_TASK DESCRIPTION:_
Restate the material word for word and leave out anything that is a picture.

_STORED DATA:_

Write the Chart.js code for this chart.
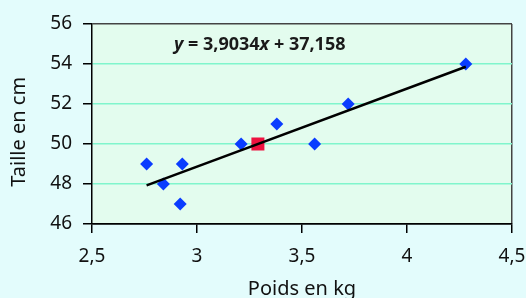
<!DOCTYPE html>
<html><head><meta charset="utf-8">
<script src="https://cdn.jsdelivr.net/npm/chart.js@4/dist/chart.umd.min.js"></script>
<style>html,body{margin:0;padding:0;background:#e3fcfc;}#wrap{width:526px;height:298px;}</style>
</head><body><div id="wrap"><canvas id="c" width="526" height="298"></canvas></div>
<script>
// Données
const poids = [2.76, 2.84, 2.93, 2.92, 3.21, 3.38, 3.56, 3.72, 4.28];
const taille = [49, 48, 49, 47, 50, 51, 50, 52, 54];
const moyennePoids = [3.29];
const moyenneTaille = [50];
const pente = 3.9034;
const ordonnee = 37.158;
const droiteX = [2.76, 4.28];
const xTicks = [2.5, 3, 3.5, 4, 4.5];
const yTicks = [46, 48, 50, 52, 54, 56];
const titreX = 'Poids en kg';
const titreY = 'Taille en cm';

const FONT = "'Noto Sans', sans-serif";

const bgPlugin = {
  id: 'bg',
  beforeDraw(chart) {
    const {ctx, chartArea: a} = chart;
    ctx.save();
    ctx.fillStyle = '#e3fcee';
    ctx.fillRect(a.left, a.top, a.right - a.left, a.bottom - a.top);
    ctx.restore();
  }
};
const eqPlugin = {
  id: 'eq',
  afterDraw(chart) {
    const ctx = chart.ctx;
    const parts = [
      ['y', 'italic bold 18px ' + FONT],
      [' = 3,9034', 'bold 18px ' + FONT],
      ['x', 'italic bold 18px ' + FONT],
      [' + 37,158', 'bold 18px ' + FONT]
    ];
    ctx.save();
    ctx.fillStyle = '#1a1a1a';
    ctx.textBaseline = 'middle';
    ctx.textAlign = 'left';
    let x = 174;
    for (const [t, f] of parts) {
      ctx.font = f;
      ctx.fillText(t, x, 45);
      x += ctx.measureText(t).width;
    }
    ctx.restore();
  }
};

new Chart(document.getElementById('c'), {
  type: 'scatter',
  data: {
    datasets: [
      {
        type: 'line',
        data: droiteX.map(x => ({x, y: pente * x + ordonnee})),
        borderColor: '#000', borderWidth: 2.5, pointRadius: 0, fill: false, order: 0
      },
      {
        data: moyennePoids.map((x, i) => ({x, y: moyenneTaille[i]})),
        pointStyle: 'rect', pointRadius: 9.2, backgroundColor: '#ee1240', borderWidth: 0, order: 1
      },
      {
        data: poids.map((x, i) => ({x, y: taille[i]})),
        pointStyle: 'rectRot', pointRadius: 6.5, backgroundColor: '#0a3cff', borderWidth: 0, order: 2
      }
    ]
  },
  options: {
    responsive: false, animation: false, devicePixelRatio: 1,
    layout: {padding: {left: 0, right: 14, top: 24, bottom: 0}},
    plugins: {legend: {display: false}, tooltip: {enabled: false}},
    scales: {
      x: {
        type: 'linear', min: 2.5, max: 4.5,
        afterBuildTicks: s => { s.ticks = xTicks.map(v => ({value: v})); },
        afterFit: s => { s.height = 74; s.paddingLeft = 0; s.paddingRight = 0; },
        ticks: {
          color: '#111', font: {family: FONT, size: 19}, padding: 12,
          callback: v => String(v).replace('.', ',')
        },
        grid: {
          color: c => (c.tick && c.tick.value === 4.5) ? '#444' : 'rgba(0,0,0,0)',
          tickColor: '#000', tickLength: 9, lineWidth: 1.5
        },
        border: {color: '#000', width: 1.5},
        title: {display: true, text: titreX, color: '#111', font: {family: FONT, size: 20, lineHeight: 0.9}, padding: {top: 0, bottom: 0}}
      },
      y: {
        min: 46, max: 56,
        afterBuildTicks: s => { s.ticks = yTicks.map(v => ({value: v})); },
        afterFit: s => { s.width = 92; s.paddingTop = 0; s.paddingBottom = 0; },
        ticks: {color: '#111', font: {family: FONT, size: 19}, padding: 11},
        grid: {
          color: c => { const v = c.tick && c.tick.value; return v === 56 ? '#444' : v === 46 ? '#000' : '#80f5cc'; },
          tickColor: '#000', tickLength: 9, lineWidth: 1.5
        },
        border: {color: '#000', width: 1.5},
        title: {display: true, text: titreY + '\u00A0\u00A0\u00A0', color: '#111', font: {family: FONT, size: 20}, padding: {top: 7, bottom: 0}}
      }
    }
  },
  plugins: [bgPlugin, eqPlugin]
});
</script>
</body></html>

_TASK RESULT:_
Write the Chart.js code for this chart.
<!DOCTYPE html>
<html><head><meta charset="utf-8">
<script src="https://cdn.jsdelivr.net/npm/chart.js@4/dist/chart.umd.min.js"></script>
<style>html,body{margin:0;padding:0;background:#e3fcfc;}#wrap{width:526px;height:298px;}</style>
</head><body><div id="wrap"><canvas id="c" width="526" height="298"></canvas></div>
<script>
// Données
const poids = [2.76, 2.84, 2.93, 2.92, 3.21, 3.38, 3.56, 3.72, 4.28];
const taille = [49, 48, 49, 47, 50, 51, 50, 52, 54];
const moyennePoids = [3.29];
const moyenneTaille = [50];
const pente = 3.9034;
const ordonnee = 37.158;
const droiteX = [2.76, 4.28];
const xTicks = [2.5, 3, 3.5, 4, 4.5];
const yTicks = [46, 48, 50, 52, 54, 56];
const titreX = 'Poids en kg';
const titreY = 'Taille en cm';

const FONT = "'Noto Sans', sans-serif";

const bgPlugin = {
  id: 'bg',
  beforeDraw(chart) {
    const {ctx, chartArea: a} = chart;
    ctx.save();
    ctx.fillStyle = '#e3fcee';
    ctx.fillRect(a.left, a.top, a.right - a.left, a.bottom - a.top);
    ctx.restore();
  }
};
const eqPlugin = {
  id: 'eq',
  afterDraw(chart) {
    const ctx = chart.ctx;
    const parts = [
      ['y', 'italic bold 18px ' + FONT],
      [' = 3,9034', 'bold 18px ' + FONT],
      ['x', 'italic bold 18px ' + FONT],
      [' + 37,158', 'bold 18px ' + FONT]
    ];
    ctx.save();
    ctx.fillStyle = '#1a1a1a';
    ctx.textBaseline = 'middle';
    ctx.textAlign = 'left';
    let x = 174;
    for (const [t, f] of parts) {
      ctx.font = f;
      ctx.fillText(t, x, 45);
      x += ctx.measureText(t).width;
    }
    ctx.restore();
  }
};

new Chart(document.getElementById('c'), {
  type: 'scatter',
  data: {
    datasets: [
      {
        type: 'line',
        data: droiteX.map(x => ({x, y: pente * x + ordonnee})),
        borderColor: '#000', borderWidth: 2.5, pointRadius: 0, fill: false, order: 0
      },
      {
        data: moyennePoids.map((x, i) => ({x, y: moyenneTaille[i]})),
        pointStyle: 'rect', pointRadius: 9.2, backgroundColor: '#ee1240', borderWidth: 0, order: 1
      },
      {
        data: poids.map((x, i) => ({x, y: taille[i]})),
        pointStyle: 'rectRot', pointRadius: 6.5, backgroundColor: '#0a3cff', borderWidth: 0, order: 2
      }
    ]
  },
  options: {
    responsive: false, animation: false, devicePixelRatio: 1,
    layout: {padding: {left: 0, right: 14, top: 24, bottom: 0}},
    plugins: {legend: {display: false}, tooltip: {enabled: false}},
    scales: {
      x: {
        type: 'linear', min: 2.5, max: 4.5,
        afterBuildTicks: s => { s.ticks = xTicks.map(v => ({value: v})); },
        afterFit: s => { s.height = 74; s.paddingLeft = 0; s.paddingRight = 0; },
        ticks: {
          color: '#111', font: {family: FONT, size: 19}, padding: 12,
          callback: v => String(v).replace('.', ',')
        },
        grid: {
          color: c => (c.tick && c.tick.value === 4.5) ? '#444' : 'rgba(0,0,0,0)',
          tickColor: '#000', tickLength: 9, lineWidth: 1.5
        },
        border: {color: '#000', width: 1.5},
        title: {display: true, text: titreX, color: '#111', font: {family: FONT, size: 20, lineHeight: 0.9}, padding: {top: 0, bottom: 0}}
      },
      y: {
        min: 46, max: 56,
        afterBuildTicks: s => { s.ticks = yTicks.map(v => ({value: v})); },
        afterFit: s => { s.width = 92; s.paddingTop = 0; s.paddingBottom = 0; },
        ticks: {color: '#111', font: {family: FONT, size: 19}, padding: 11},
        grid: {
          color: c => { const v = c.tick && c.tick.value; return v === 56 ? '#444' : v === 46 ? '#000' : '#80f5cc'; },
          tickColor: '#000', tickLength: 9, lineWidth: 1.5
        },
        border: {color: '#000', width: 1.5},
        title: {display: true, text: titreY + '\u00A0\u00A0\u00A0', color: '#111', font: {family: FONT, size: 20}, padding: {top: 7, bottom: 0}}
      }
    }
  },
  plugins: [bgPlugin, eqPlugin]
});
</script>
</body></html>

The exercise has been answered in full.